On OCC’s second ground — alleged arbitrariness in the PP’s exercise of prosecutorial power — the court held that neither the existence of CCTV evidence, nor OCP’s willingness to plead guilty, nor the AGC’s refusal to disclose correspondence from OCP’s solicitors, raised a reasonable suspicion of bad faith or extraneous purpose. Consistent with Ramalingam Ravinthran v Attorney-General [2012] 2 SLR 49 and Xu Yuan Chen v Attorney-General [2022] 2 SLR 1131, the PP is entitled to weigh a broad range of factors beyond legal guilt, has no general obligation to disclose reasons for prosecutorial decisions, and is not obliged to reveal correspondence that may have informed those decisions. The application for permission was dismissed, and costs of $7,000 plus disbursements of $573.80 were awarded to the AG.

Key Takeaways

  • Under the Rules of Court 2021, although the express power to extend time for judicial review applications (formerly O 53 r 1(6), ROC 2014) was not re-enacted, the court retains an inherent discretion under O 3 r 2(1) to permit out-of-time applications in the interests of justice; the test remains whether the delay has been satisfactorily accounted for.
  • Pursuing non-litigation remedies — through MPs, ministers, or government offices — may justify delay while those avenues are actively pursued, but unexplained inactivity after those channels are exhausted will not be excused, even where the applicant faces personal hardships.
  • To establish a prima facie case of unequal treatment by the Public Prosecutor, an applicant must identify a comparator who is in a virtually identical situation; a public prosecution case is not an appropriate comparator for a private prosecution discontinued by the PP.
  • The existence of strong evidence of guilt (such as CCTV footage) or an accused’s willingness to plead guilty does not, without more, give rise to a reasonable suspicion that the PP acted arbitrarily in declining to prosecute; the PP may lawfully weigh moral blameworthiness, the family context, remorse, and public interest considerations.
  • The PP has no obligation to disclose either the reasons for a prosecutorial decision or correspondence received from accused persons that may have influenced that decision.

Why It Matters

This decision reinforces the very narrow scope of judicial review available to private prosecutors whose proceedings are taken over and discontinued by the Public Prosecutor. The judgment clarifies that courts applying the ROC 2021 retain a residual discretion to extend time for judicial review applications, but confirms that unexplained delay — particularly where legal representation was available throughout — will be fatal to such applications. The ruling also signals that the transition from ROC 2014 to ROC 2021 did not substantively alter the legal framework governing late applications for permission to seek judicial review.
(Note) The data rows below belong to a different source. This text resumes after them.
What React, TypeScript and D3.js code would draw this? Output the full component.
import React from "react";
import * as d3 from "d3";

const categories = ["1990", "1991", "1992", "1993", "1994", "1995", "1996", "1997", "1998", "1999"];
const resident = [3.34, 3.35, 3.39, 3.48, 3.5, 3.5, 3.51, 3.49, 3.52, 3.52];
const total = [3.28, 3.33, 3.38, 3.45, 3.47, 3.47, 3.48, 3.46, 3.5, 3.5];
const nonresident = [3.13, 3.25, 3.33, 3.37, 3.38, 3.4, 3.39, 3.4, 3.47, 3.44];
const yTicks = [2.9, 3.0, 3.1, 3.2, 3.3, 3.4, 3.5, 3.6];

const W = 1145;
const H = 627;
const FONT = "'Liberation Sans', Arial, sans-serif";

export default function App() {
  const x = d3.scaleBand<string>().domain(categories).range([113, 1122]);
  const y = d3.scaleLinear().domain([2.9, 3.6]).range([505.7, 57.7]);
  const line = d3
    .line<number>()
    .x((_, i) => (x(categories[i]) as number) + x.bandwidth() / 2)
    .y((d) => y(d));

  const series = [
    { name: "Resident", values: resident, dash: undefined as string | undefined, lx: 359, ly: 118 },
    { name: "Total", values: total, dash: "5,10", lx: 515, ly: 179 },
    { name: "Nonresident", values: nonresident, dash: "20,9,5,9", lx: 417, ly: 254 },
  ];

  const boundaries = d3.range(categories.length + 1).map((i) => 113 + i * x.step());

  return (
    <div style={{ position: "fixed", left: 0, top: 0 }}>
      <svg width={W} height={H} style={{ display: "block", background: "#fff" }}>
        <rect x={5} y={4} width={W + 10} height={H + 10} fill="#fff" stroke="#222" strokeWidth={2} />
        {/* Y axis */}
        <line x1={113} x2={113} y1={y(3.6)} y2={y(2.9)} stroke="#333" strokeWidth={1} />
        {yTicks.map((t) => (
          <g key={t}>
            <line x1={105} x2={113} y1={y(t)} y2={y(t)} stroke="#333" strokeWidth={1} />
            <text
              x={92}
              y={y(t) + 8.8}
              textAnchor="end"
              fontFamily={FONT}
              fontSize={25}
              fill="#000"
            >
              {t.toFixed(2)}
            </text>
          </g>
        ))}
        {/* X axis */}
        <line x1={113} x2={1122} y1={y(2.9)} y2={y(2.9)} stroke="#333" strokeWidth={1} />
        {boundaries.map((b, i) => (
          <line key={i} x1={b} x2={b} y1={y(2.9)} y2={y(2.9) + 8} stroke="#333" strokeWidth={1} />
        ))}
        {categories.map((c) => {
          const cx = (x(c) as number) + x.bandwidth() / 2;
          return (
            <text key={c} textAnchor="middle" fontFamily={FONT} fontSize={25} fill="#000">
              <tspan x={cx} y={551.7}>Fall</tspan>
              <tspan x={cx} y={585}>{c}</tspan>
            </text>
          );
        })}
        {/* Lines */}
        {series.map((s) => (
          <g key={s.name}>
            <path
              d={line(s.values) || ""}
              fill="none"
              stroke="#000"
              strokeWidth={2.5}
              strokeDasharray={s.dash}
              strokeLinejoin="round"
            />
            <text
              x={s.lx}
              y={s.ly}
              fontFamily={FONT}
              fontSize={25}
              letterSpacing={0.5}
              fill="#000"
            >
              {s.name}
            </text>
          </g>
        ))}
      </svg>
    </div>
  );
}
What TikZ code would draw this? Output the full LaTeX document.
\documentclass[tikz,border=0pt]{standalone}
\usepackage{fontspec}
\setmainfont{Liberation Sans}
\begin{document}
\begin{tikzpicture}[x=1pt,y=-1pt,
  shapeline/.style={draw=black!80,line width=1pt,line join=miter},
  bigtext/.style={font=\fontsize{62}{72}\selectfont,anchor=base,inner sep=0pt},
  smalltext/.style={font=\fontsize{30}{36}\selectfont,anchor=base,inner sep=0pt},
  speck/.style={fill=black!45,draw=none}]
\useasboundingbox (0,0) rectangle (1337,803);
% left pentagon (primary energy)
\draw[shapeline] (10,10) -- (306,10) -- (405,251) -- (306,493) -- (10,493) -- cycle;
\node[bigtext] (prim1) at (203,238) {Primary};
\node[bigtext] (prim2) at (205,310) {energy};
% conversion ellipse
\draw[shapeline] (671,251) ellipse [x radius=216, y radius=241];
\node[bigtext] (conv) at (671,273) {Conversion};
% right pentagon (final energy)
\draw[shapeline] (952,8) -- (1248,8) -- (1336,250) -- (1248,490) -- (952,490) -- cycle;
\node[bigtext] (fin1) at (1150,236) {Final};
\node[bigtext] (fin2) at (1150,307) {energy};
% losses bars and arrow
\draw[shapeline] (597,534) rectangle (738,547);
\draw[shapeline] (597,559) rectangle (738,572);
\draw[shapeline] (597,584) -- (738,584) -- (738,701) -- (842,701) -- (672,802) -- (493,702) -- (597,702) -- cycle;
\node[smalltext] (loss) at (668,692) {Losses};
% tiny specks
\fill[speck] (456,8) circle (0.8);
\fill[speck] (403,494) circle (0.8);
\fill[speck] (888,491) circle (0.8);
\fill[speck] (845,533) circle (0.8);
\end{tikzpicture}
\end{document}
More broadly, the case illustrates the formidable evidential burden on applicants challenging prosecutorial decisions on equal-protection or arbitrariness grounds. Complainants who feel aggrieved by the PP’s decision to intervene in a private prosecution must do more than point to factual similarities with a chosen comparator; they must demonstrate virtual identity of circumstances, and they must do so promptly. The decision affirms that Singapore courts will not second-guess the PP’s assessment of public interest merely because an offender was willing to plead guilty or inculpatory evidence existed.